» Exercise instructions
Separate out the lines that hold "this".

» Material shown
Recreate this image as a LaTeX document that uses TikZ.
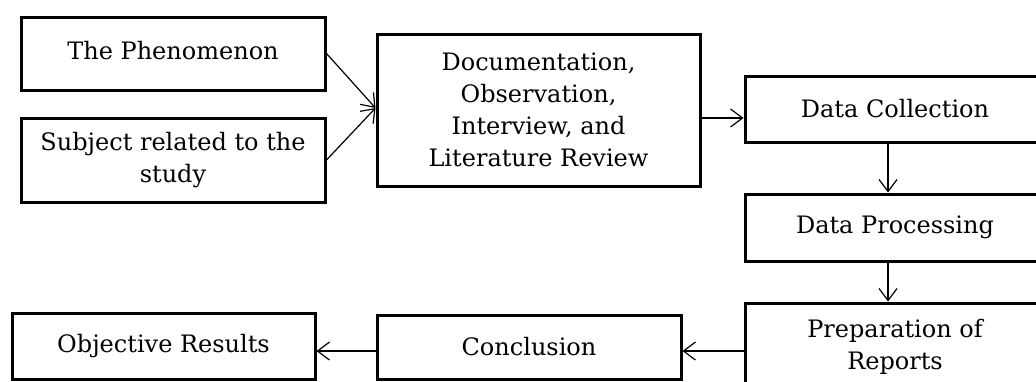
\documentclass[tikz,border=0pt]{standalone}
\usepackage{fontspec}
\setmainfont{DejaVu Serif}
\usetikzlibrary{arrows.meta}
\begin{document}
\begin{tikzpicture}[x=0.5pt,y=-0.5pt,
  box/.style={draw, line width=1.5pt, inner sep=2pt, align=center,
    font=\fontsize{12}{16}\selectfont},
  arr/.style={line width=0.6pt, -{Straight Barb[length=6pt,width=9pt,line width=0.6pt]}}]
\clip (0,0) rectangle (1036,381);
\fill[white] (0,0) rectangle (1036,381);
\node[box, minimum width=152pt, minimum height=36.5pt] (phen) at (173,53.5) {\raisebox{3pt}{The Phenomenon}};
\node[box, minimum width=152pt, minimum height=42pt] (subj) at (173,160) {Subject related to the\\study};
\node[box, minimum width=161.5pt, minimum height=76pt] (doc) at (538.5,110) {Documentation,\\Observation,\\Interview, and\\Literature Review};
\node[box, minimum width=150pt, minimum height=33pt] (dc) at (895,109) {Data Collection};
\node[box, minimum width=150pt, minimum height=33.5pt] (dp) at (895,227.5) {Data Processing};
\node[box, minimum width=150pt, minimum height=43.5pt] (prep) at (895,346.5) {Preparation of\\Reports};
\node[box, minimum width=152pt, minimum height=32pt] (concl) at (529,347) {Conclusion};
\node[box, minimum width=151.5pt, minimum height=33pt] (obj) at (163.5,346) {Objective Results};
\coordinate (docin) at ([yshift=1pt]doc.west);
\coordinate (docout) at ([yshift=-4pt]doc.east);
\coordinate (conclin) at ([yshift=-2pt]concl.east);
\coordinate (conclout) at ([yshift=-2pt]concl.west);
\draw[arr] (phen.east) -- (docin);
\draw[arr] (subj.east) -- (docin);
\draw[arr] (docout) -- (dc.west |- docout);
\draw[arr] ([xshift=-3.5pt]dc.south) -- ([xshift=-3.5pt]dp.north);
\draw[arr] ([xshift=-3.5pt]dp.south) -- ([xshift=-3.5pt]prep.north);
\draw[arr] (prep.west |- conclin) -- (conclin);
\draw[arr] (conclout) -- (obj.east |- conclout);
\end{tikzpicture}
\end{document}
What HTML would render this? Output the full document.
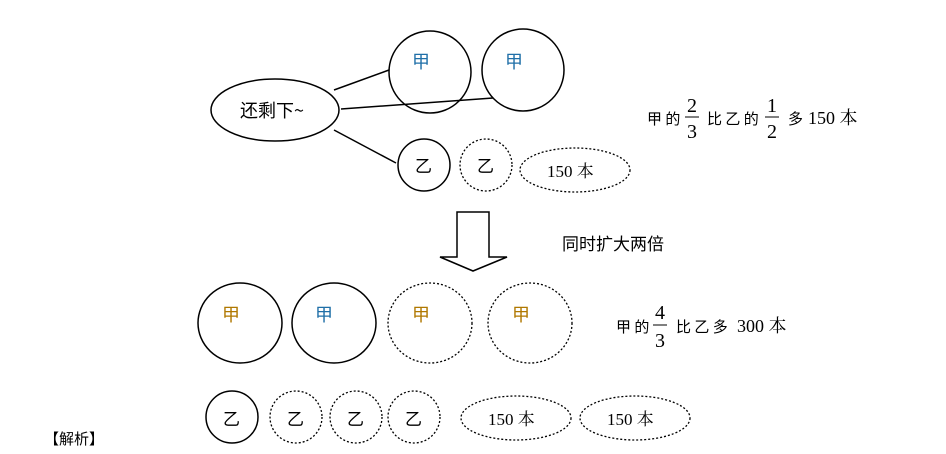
<!DOCTYPE html>
<html><head><meta charset="utf-8"><style>
html,body{margin:0;padding:0;background:#fff}
svg{display:block}
text{font-family:"Liberation Serif","Noto Serif CJK SC","Noto Sans CJK SC",serif;fill:#000}
.c{font-family:"Noto Sans CJK SC","WenQuanYi Zen Hei",sans-serif}
</style></head><body>
<svg width="946" height="454" viewBox="0 0 946 454" xmlns="http://www.w3.org/2000/svg">
<g fill="none" stroke="#000" stroke-width="1.5">
<ellipse cx="275" cy="110" rx="64" ry="31"/>
<circle cx="430" cy="72" r="41"/>
<circle cx="523" cy="70" r="41"/>
<line x1="334" y1="90" x2="389" y2="70"/>
<line x1="341" y1="109" x2="493" y2="98"/>
<line x1="334" y1="130" x2="396" y2="163"/>
<circle cx="424" cy="165" r="26"/>
</g>
<g fill="none" stroke="#000" stroke-width="1.3" stroke-dasharray="2,2">
<circle cx="486" cy="165" r="26"/>
<ellipse cx="575" cy="170" rx="55" ry="22"/>
<ellipse cx="430" cy="323" rx="42" ry="40"/>
<ellipse cx="530" cy="323" rx="42" ry="40"/>
<circle cx="296" cy="417" r="26"/>
<circle cx="356" cy="417" r="26"/>
<circle cx="414" cy="417" r="26"/>
<ellipse cx="516" cy="418" rx="55" ry="22"/>
<ellipse cx="635" cy="418" rx="55" ry="22"/>
</g>
<g fill="none" stroke="#000" stroke-width="1.5">
<ellipse cx="240" cy="323" rx="42" ry="40"/>
<ellipse cx="334" cy="323" rx="42" ry="40"/>
<circle cx="232" cy="417" r="26"/>
<polygon points="457,212 489,212 489,257 507,257 473,271 440,257 457,257"/>
</g>
<text class="c" x="240" y="117" font-size="18">还剩下~</text>
<text class="c" x="412" y="68" font-size="18" style="fill:#1f6fa8">甲</text>
<text class="c" x="505" y="68" font-size="18" style="fill:#1f6fa8">甲</text>
<text class="c" x="415" y="172" font-size="17">乙</text>
<text class="c" x="477" y="172" font-size="17">乙</text>
<text x="547" y="177" font-size="17">150 本</text>
<text class="c" x="562" y="250" font-size="17">同时扩大两倍</text>
<text class="c" x="222" y="321" font-size="18" style="fill:#b07800">甲</text>
<text class="c" x="315" y="321" font-size="18" style="fill:#1f6fa8">甲</text>
<text class="c" x="412" y="321" font-size="18" style="fill:#b07800">甲</text>
<text class="c" x="512" y="321" font-size="18" style="fill:#b07800">甲</text>
<text class="c" x="223" y="425" font-size="17">乙</text>
<text class="c" x="287" y="425" font-size="17">乙</text>
<text class="c" x="347" y="425" font-size="17">乙</text>
<text class="c" x="405" y="425" font-size="17">乙</text>
<text x="488" y="425" font-size="17">150 本</text>
<text x="607" y="425" font-size="17">150 本</text>
<text class="c" x="44" y="444" font-size="15">【解析】</text>
<text class="c" x="647" y="124" font-size="15">甲 的</text>
<text x="692" y="112" font-size="20" text-anchor="middle">2</text>
<line x1="685" y1="117" x2="699" y2="117" stroke="#000" stroke-width="1"/>
<text x="692" y="138" font-size="20" text-anchor="middle">3</text>
<text class="c" x="707" y="124" font-size="15">比 乙 的</text>
<text x="772" y="112" font-size="20" text-anchor="middle">1</text>
<line x1="765" y1="117" x2="779" y2="117" stroke="#000" stroke-width="1"/>
<text x="772" y="138" font-size="20" text-anchor="middle">2</text>
<text class="c" x="788" y="124" font-size="15">多</text>
<text x="808" y="124" font-size="18">150 本</text>
<text class="c" x="616" y="332" font-size="15">甲 的</text>
<text x="660" y="319" font-size="20" text-anchor="middle">4</text>
<line x1="653" y1="325" x2="667" y2="325" stroke="#000" stroke-width="1"/>
<text x="660" y="347" font-size="20" text-anchor="middle">3</text>
<text class="c" x="676" y="332" font-size="15">比 乙 多</text>
<text x="737" y="332" font-size="18">300 本</text>
</svg>
</body></html>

» Written solution
Recreate this image as a LaTeX document that uses TikZ.
What HTML would render this? Output the full document.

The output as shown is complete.